His teammates have been staying in his ear trying to encourage him.
"They're all supportive. We're all talking, they tell me to keep my head [up], stay the course, keep working on stuff," Jones said. "Every great player goes through it. Just got to keep tapping at it."
Flacco hasn't lost confidence in his receiver.
"I honestly don't even think about that stuff," Flacco said. "It happens, and I get over it like that [snaps his fingers]. It's the nature of the game. Things like that are going to happen. I'm going to miss some throws.
"That's the last thing Jacoby should be worrying about, and that's the last thing I want him to worry about. All he should be thinking is positive thoughts, and going out there, and getting ready to make some big plays for us, because that's what he's going to do."
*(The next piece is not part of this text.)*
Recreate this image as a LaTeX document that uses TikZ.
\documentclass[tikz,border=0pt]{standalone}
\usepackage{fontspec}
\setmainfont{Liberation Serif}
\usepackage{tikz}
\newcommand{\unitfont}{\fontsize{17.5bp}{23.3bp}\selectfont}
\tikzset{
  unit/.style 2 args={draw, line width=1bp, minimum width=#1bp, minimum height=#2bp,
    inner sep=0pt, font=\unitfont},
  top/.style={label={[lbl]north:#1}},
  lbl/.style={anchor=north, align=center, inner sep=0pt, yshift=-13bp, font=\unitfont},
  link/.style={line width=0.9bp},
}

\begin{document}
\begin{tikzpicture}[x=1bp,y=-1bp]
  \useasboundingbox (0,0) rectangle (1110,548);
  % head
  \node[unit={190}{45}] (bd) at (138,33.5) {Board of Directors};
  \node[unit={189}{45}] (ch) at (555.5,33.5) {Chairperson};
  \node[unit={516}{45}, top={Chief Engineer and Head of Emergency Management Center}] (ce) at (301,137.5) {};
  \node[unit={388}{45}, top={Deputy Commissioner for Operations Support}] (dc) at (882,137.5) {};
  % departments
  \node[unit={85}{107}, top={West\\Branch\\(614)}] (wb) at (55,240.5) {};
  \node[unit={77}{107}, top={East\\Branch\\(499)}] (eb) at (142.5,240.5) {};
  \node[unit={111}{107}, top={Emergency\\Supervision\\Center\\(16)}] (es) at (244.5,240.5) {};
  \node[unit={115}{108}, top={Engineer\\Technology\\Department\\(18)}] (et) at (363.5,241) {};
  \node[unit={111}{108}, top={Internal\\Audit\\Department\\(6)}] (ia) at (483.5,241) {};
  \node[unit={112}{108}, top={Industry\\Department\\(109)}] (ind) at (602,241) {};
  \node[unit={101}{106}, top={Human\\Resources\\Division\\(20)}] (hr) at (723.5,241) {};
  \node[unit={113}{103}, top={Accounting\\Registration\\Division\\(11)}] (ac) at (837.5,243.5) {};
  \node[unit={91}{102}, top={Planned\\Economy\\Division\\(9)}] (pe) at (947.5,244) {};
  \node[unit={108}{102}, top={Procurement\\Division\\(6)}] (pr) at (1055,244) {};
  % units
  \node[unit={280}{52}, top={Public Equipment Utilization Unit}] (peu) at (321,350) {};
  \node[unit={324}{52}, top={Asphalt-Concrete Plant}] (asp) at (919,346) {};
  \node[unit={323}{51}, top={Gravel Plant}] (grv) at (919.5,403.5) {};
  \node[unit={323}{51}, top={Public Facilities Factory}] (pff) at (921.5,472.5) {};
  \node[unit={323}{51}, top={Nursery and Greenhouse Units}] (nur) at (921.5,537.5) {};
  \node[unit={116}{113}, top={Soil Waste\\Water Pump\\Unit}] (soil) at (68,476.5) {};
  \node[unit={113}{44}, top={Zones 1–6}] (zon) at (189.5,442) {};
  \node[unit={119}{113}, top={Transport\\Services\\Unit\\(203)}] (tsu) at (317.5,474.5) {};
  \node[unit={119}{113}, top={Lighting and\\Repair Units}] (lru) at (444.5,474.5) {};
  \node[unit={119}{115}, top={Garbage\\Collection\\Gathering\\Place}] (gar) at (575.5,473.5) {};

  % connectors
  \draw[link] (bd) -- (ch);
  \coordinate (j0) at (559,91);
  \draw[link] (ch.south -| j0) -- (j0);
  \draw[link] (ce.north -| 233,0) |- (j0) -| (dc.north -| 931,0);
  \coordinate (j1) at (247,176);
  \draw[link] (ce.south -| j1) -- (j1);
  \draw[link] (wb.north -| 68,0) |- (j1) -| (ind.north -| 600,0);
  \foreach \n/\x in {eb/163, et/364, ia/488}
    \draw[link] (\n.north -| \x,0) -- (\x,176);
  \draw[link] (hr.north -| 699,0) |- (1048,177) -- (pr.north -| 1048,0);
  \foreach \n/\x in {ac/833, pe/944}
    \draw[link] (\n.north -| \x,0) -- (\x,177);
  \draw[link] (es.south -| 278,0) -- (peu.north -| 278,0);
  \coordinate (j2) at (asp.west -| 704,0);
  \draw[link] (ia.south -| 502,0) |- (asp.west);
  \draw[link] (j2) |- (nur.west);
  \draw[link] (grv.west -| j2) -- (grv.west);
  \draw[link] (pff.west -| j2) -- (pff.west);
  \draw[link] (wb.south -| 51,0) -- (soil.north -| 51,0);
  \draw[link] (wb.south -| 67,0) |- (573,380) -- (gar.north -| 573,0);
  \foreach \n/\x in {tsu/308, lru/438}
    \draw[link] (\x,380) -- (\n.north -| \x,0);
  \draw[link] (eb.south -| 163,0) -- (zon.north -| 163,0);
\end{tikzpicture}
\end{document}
Jones isn't struggling because of a lack of work. Head Coach John Harbaugh said Jones catches hundreds of balls on the JUGS machine every day. He's catching balls in practice.
Just as he said a week ago, Harbaugh believes it's a mental problem.
"Sometimes I think he's pressing," Harbaugh said on Monday. "I really do.
"Jacoby has a lot of pride, and he's made big, big plays in this league before, and he wants to pick up where he left off. [That] hasn't happened for him, but the thing he has to know – just like Torrey [Smith], just like anybody – is that the key is persistence."
The Ravens, and their opponent this Sunday in Indianapolis, believe Jones could break out at any time. That's just the kind of player he is.
Jones caught 37 passes for 455 yards and two scores last year, including a 66-yard touchdown against the New York Jets.
He can also explode in the special teams return game, where his longest return so far this season was for 47 yards. He had a 77-yard touchdown last year, and 108-yard score in 2012.
"He'll get past it. All he has to do is catch one big play and then he's back to Jacoby," said cornerback Jimmy Smith.
"If you know anything about him, you're not going to let your guard down," Colts Head Coach Chuck Pagano said. "We certainly cannot do that. He's a great returner – not a good one – he's a great one. At any point in any game, he can take one to the house and break your back. That's a game-changer that could cost you a football game."